The trick in reading Baudrillard, however, is to take him not literally but seriously. His work is riddled with insight delivered to your delight or despair by exaggeration, provocation and destruction—he was, by his own admission, accurately, an intellectual terrorist. The lengths to which Baudrillard went to deform and reimagine conventional outlooks on the real world, and on the world of theory, led academic Douglas Kellner, for example, to remark that it is undecideable as to whether his work is best read as science fiction or as social theory.

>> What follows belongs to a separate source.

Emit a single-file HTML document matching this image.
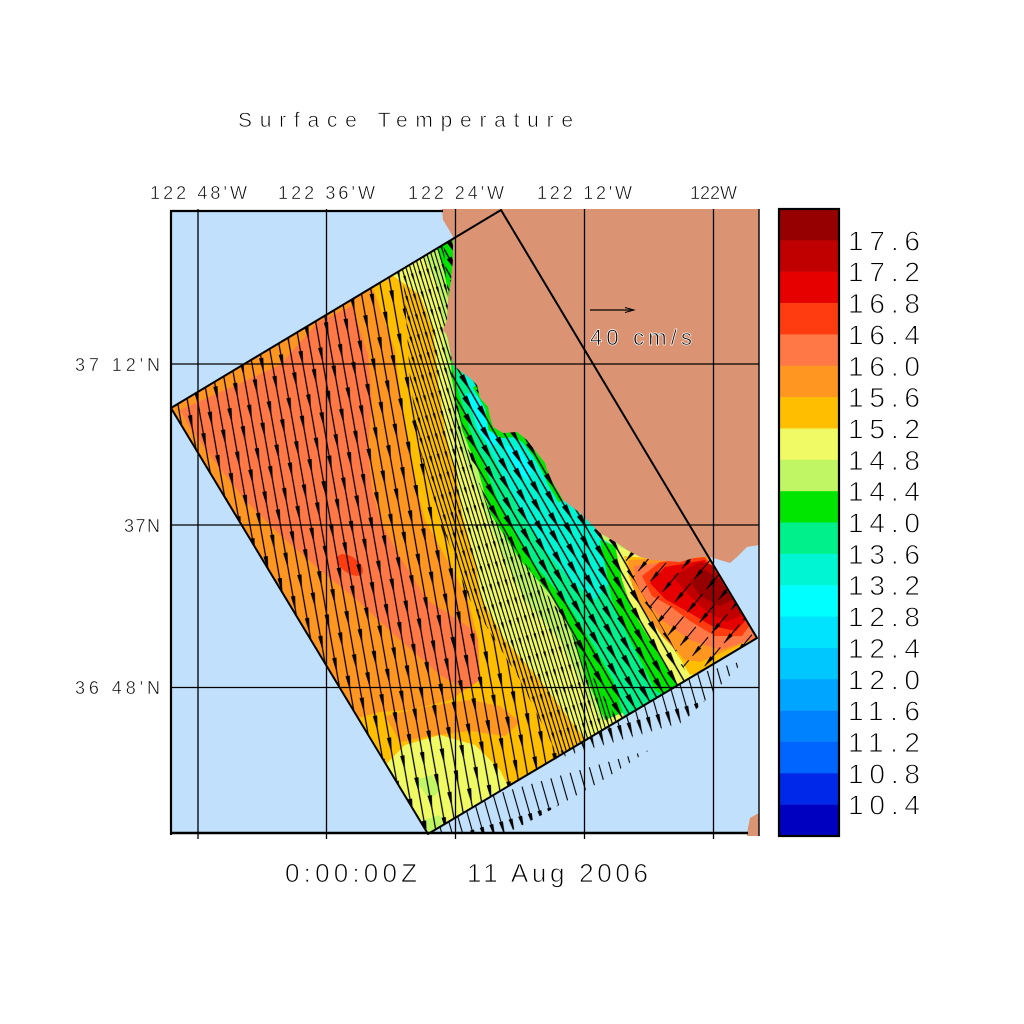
<!DOCTYPE html>
<html>
<head>
<meta charset="utf-8">
<style>
html,body{margin:0;padding:0;background:#fff;}
svg{display:block;}
text{font-family:"Liberation Sans",sans-serif;fill:#000;stroke:#fff;}
</style>
</head>
<body>
<svg width="1024" height="1024" viewBox="0 0 1024 1024" xmlns="http://www.w3.org/2000/svg">
<defs>
  <clipPath id="dom"><polygon points="171,408 501,210 757,638 428,834"/></clipPath>
  <clipPath id="frame"><rect x="171" y="211" width="588" height="623"/></clipPath>
  <pattern id="pA" width="20" height="44" patternUnits="userSpaceOnUse" patternTransform="rotate(-10)">
    <path d="M5 0V44M15 0V44" stroke="#000" stroke-width="1.25"/>
    <path d="M2.8 22H7.2L5 38ZM12.8 2H17.2L15 18Z" fill="#000"/>
  </pattern>
  <pattern id="pY" width="8" height="40" patternUnits="userSpaceOnUse" patternTransform="rotate(-17)">
    <path d="M2 0V40M6 0V40" stroke="#000" stroke-width="1.1"/>
    <path d="M0.8 22H3.2L2 34ZM4.8 2H7.2L6 14Z" fill="#000"/>
  </pattern>
  <pattern id="pB" width="16" height="36" patternUnits="userSpaceOnUse" patternTransform="rotate(-30)">
    <path d="M4 0V36M12 0V36" stroke="#000" stroke-width="1.4"/>
    <path d="M1.2 16H6.8L4 33ZM9.2 0H14.8L12 17Z" fill="#000"/>
  </pattern>
  <pattern id="pC" width="16" height="30" patternUnits="userSpaceOnUse" patternTransform="rotate(40)">
    <path d="M8 3V27" stroke="#000" stroke-width="1.1"/>
    <path d="M6 16H10L8 28Z" fill="#000"/>
  </pattern>
  <pattern id="pD" width="10" height="60" patternUnits="userSpaceOnUse" patternTransform="rotate(-16)">
    <path d="M5 0V42" stroke="#000" stroke-width="1.1"/>
    <path d="M3 28H7L5 44Z" fill="#000"/>
  </pattern>
</defs>

<!-- ocean -->
<rect x="171" y="211" width="588" height="623" fill="#c1e0fb"/>

<!-- domain colour field -->
<g clip-path="url(#dom)">
  <rect x="150" y="190" width="640" height="660" fill="#ff9622"/>
  <polygon fill="#ff7846" points="180,410 230,388 280,365 318,322 352,306 368,355 372,400 368,450 372,490 380,520 397,552 427,600 470,628 508,650 500,676 470,692 440,675 400,640 357,600 320,570 280,535 245,500 215,462 190,428"/>
  <ellipse cx="350" cy="565" rx="15" ry="8" transform="rotate(35 350 565)" fill="#ff3c0f"/>
  <polygon fill="#ffbe00" points="370,280 395,350 402,410 412,470 425,520 450,565 468,600 478,640 480,680 450,700 410,710 380,712 350,720 330,780 428,840 800,640 800,150 360,150"/>
  <polygon fill="#ff9622" points="385,716 430,706 470,700 500,706 520,722 505,736 470,731 430,736 400,742"/>
  <polygon fill="#f0fa64" points="388,272 420,295 433,330 438,380 445,430 457,480 462,513 475,560 482,600 505,640 540,680 570,720 590,745 800,640 800,150 400,150"/>
  <polygon fill="#f0fa64" points="385,765 405,745 440,735 475,745 500,770 510,790 428,840"/>
  <polygon fill="#c0f564" points="415,780 432,775 440,790 430,800"/>
  <polygon fill="#c0f564" points="418,822 440,815 445,834 425,836"/>
  <polygon fill="#c0f564" points="420,248 440,290 443,330 448,380 455,430 470,470 485,513 505,560 525,600 560,640 580,680 600,720 800,640 800,150 430,150"/>
  <polygon fill="#00e600" points="437,243 448,290 450,340 452,380 462,430 478,470 490,513 520,560 555,600 575,640 587,680 605,720 800,640 800,150 450,150"/>
  <polygon fill="#00f08c" points="453,320 450,350 455,380 470,430 490,480 503,513 530,560 565,600 590,640 613,680 625,720 800,640 800,150 470,150"/>
  <polygon fill="#00f5d2" points="462,372 472,400 480,430 500,470 520,513 545,550 570,580 595,600 620,570 640,540 560,400 480,340"/>
  <polygon fill="#00ffff" points="466,393 485,398 497,420 500,442 490,447 478,430"/>
  <polygon fill="#00ffff" points="505,445 520,450 532,470 528,480 515,470"/>
  <polyline fill="none" stroke="#00e600" stroke-width="10" points="477,385 490,407 493,427 503,433 517,432 527,440 537,453 547,470 553,483 563,500"/>
  <polyline fill="none" stroke="#c0f564" stroke-width="8" points="600,533 617,543 627,550 640,557"/>
  <polygon fill="#00e600" points="436,243 456,234 456,270 445,268"/>
  <polygon fill="#00e600" points="600,540 640,556 760,560 760,640 700,680 672,700 655,690 640,660 625,630 612,600"/>
  <polygon fill="#f0fa64" points="615,545 645,558 760,560 760,640 700,676 680,690 668,670 650,640 632,610 622,580"/>
  <polygon fill="#ffbe00" points="624,556 648,558 760,560 760,640 705,672 690,675 678,655 660,625 645,600 630,580"/>
  <polygon fill="#ff9622" points="628,560 660,558 710,556 760,636 700,662 685,660 662,636 642,608 632,585"/>
  <polygon fill="#ff7846" points="634,566 700,557 750,620 760,637 720,650 690,640 662,620 646,600 636,582"/>
  <polygon fill="#ff3c0f" points="642,576 660,562 705,557 752,622 742,636 715,636 690,621 670,606 652,596"/>
  <polygon fill="#e60000" points="650,583 665,567 705,560 746,620 736,631 712,626 690,613 665,599"/>
  <polygon fill="#c00000" points="672,576 700,562 712,565 742,615 726,622 705,610 690,596"/>
  <polygon fill="#960000" points="690,581 705,570 720,580 733,600 720,606 700,596"/>
</g>

<!-- vector field -->
<g clip-path="url(#dom)">
  <polygon fill="url(#pA)" points="150,400 395,200 405,300 410,380 420,450 440,520 470,600 520,680 560,760 420,850 150,850"/>
  <polygon fill="url(#pY)" points="395,200 405,300 410,380 420,450 440,520 470,600 520,680 560,760 640,740 630,740 600,690 565,620 530,570 490,513 468,450 452,380 448,300 440,200"/>
  <polygon fill="url(#pB)" points="440,200 448,300 452,380 468,450 490,513 530,570 565,620 600,690 630,740 700,700 670,640 640,590 620,550 560,420 470,200"/>
  <polygon fill="url(#pC)" points="620,550 640,590 670,640 700,700 800,700 800,540"/>
</g>
<g clip-path="url(#frame)">
  <polygon fill="url(#pD)" points="428,834 480,803 550,761 650,702 700,672 757,638 757,648 712,694 662,742 600,782 540,816 505,834"/>
</g>

<!-- land -->
<polygon fill="#db9473" points="442,209 759,209 759,545 747,547 737,557 730,563 720,560 710,557 697,557 680,562 653,560 640,557 627,550 617,543 600,533 590,523 580,513 563,500 553,483 547,470 545,463 537,453 527,440 517,432 503,433 493,427 490,417 488,407 480,398 477,385 470,378 463,373 453,365 450,350 447,335 443,330 447,320 448,300 451,280 453,260 453,237 448,228 443,220"/>
<polygon fill="#db9473" points="750,818 757,814 759,814 759,836 747,836 748,828"/>

<!-- domain outline -->
<polygon points="171,408 501,210 757,638 428,834" fill="none" stroke="#000" stroke-width="2" stroke-linejoin="round"/>

<!-- grid -->
<g stroke="#000" stroke-width="1.3">
  <line x1="198" y1="209" x2="198" y2="839"/>
  <line x1="326.5" y1="209" x2="326.5" y2="839"/>
  <line x1="455.5" y1="209" x2="455.5" y2="839"/>
  <line x1="584.5" y1="209" x2="584.5" y2="839"/>
  <line x1="713.5" y1="209" x2="713.5" y2="839"/>
  <line x1="171" y1="364" x2="759" y2="364"/>
  <line x1="171" y1="525" x2="759" y2="525"/>
  <line x1="171" y1="687.5" x2="759" y2="687.5"/>
</g>

<!-- frame -->
<g stroke="#000">
  <line x1="171" y1="210" x2="171" y2="835" stroke-width="2.2"/>
  <line x1="170" y1="833" x2="748" y2="833" stroke-width="2.4"/>
  <line x1="170" y1="211" x2="443" y2="211" stroke-width="2.2"/>
  <line x1="759" y1="209" x2="759" y2="836" stroke-width="1.4"/>
</g>

<!-- reference vector -->
<line x1="590" y1="310" x2="633" y2="310" stroke="#000" stroke-width="1.3"/>
<path d="M625 307.5L634 310L625 312.5" fill="none" stroke="#000" stroke-width="1"/>
<text x="590" y="345" font-size="22" stroke-width="0.7" textLength="102" lengthAdjust="spacing">40 cm/s</text>

<!-- titles / labels -->
<text x="238" y="127" font-size="21" stroke-width="0.7" textLength="335" lengthAdjust="spacing">Surface Temperature</text>

<g font-size="18" stroke-width="0.5">
  <text x="150" y="199" textLength="97" lengthAdjust="spacing">122 48'W</text>
  <text x="278" y="199" textLength="97" lengthAdjust="spacing">122 36'W</text>
  <text x="408" y="199" textLength="96" lengthAdjust="spacing">122 24'W</text>
  <text x="537" y="199" textLength="95" lengthAdjust="spacing">122 12'W</text>
  <text x="690" y="199" textLength="47" lengthAdjust="spacing">122W</text>
  <text x="75" y="371" textLength="85" lengthAdjust="spacing">37 12'N</text>
  <text x="124" y="532" textLength="36" lengthAdjust="spacing">37N</text>
  <text x="75" y="694" textLength="85" lengthAdjust="spacing">36 48'N</text>
</g>

<g font-size="26" stroke-width="0.8">
  <text x="285" y="882" textLength="132" lengthAdjust="spacing">0:00:00Z</text>
  <text x="467" y="882" textLength="181" lengthAdjust="spacing">11 Aug 2006</text>
</g>

<!-- colorbar -->
<g>
  <rect x="780" y="209" width="59" height="31.6" fill="#960000"/>
  <rect x="780" y="240.35" width="59" height="31.6" fill="#c00000"/>
  <rect x="780" y="271.7" width="59" height="31.6" fill="#e60000"/>
  <rect x="780" y="303.05" width="59" height="31.6" fill="#ff3c0f"/>
  <rect x="780" y="334.4" width="59" height="31.6" fill="#ff7846"/>
  <rect x="780" y="365.75" width="59" height="31.6" fill="#ff9622"/>
  <rect x="780" y="397.1" width="59" height="31.6" fill="#ffbe00"/>
  <rect x="780" y="428.45" width="59" height="31.6" fill="#f0fa64"/>
  <rect x="780" y="459.8" width="59" height="31.6" fill="#c0f564"/>
  <rect x="780" y="491.15" width="59" height="31.6" fill="#00e600"/>
  <rect x="780" y="522.5" width="59" height="31.6" fill="#00f08c"/>
  <rect x="780" y="553.85" width="59" height="31.6" fill="#00f5d2"/>
  <rect x="780" y="585.2" width="59" height="31.6" fill="#00ffff"/>
  <rect x="780" y="616.55" width="59" height="31.6" fill="#00e3ff"/>
  <rect x="780" y="647.9" width="59" height="31.6" fill="#00c8ff"/>
  <rect x="780" y="679.25" width="59" height="31.6" fill="#00a5ff"/>
  <rect x="780" y="710.6" width="59" height="31.6" fill="#0082ff"/>
  <rect x="780" y="741.95" width="59" height="31.6" fill="#0064ff"/>
  <rect x="780" y="773.3" width="59" height="31.6" fill="#0028e8"/>
  <rect x="780" y="804.65" width="59" height="31.35" fill="#0000c0"/>
  <rect x="779" y="209" width="60" height="627" fill="none" stroke="#000" stroke-width="2.2"/>
</g>
<g font-size="28" stroke-width="0.9">
  <text x="848" y="250.4" textLength="72" lengthAdjust="spacing">17.6</text>
  <text x="848" y="281.7" textLength="72" lengthAdjust="spacing">17.2</text>
  <text x="848" y="313.1" textLength="72" lengthAdjust="spacing">16.8</text>
  <text x="848" y="344.4" textLength="72" lengthAdjust="spacing">16.4</text>
  <text x="848" y="375.8" textLength="72" lengthAdjust="spacing">16.0</text>
  <text x="848" y="407.1" textLength="72" lengthAdjust="spacing">15.6</text>
  <text x="848" y="438.5" textLength="72" lengthAdjust="spacing">15.2</text>
  <text x="848" y="469.8" textLength="72" lengthAdjust="spacing">14.8</text>
  <text x="848" y="501.2" textLength="72" lengthAdjust="spacing">14.4</text>
  <text x="848" y="532.5" textLength="72" lengthAdjust="spacing">14.0</text>
  <text x="848" y="563.9" textLength="72" lengthAdjust="spacing">13.6</text>
  <text x="848" y="595.2" textLength="72" lengthAdjust="spacing">13.2</text>
  <text x="848" y="626.6" textLength="72" lengthAdjust="spacing">12.8</text>
  <text x="848" y="657.9" textLength="72" lengthAdjust="spacing">12.4</text>
  <text x="848" y="689.3" textLength="72" lengthAdjust="spacing">12.0</text>
  <text x="848" y="720.6" textLength="72" lengthAdjust="spacing">11.6</text>
  <text x="848" y="752.0" textLength="72" lengthAdjust="spacing">11.2</text>
  <text x="848" y="783.3" textLength="72" lengthAdjust="spacing">10.8</text>
  <text x="848" y="814.7" textLength="72" lengthAdjust="spacing">10.4</text>
</g>
</svg>
</body>
</html>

This anthology is a fine example of the undecidability Kellner describes. The book brings together all of the articles Baudrillard contributed to the eponymous journal of the Utopie Group from 1966. The group, which met in Henri Lefebvre’s house in the Pyrénées, comprised architects and sociologists and was committed to a radical left-wing rethink of urbanism and everyday life. Baudrillard’s essays range in inimitable style from dense critique of Marxist political economy to playful grappling with pornography as an instance of hyperreal culture—each essay agitates for, ultimately, a reconfigured social existence as much as a reconfiguration of what constitutes cultural criticism.

As is typical of Baudrillard’s oeuvre, then, bound together in Utopia Deferred is a fascinating commentary on the ways in which patterns of consumption regulate the material culture of everyday real life and a fantastical commentary on what life is to become, theoretically, if these patterns continue in current form.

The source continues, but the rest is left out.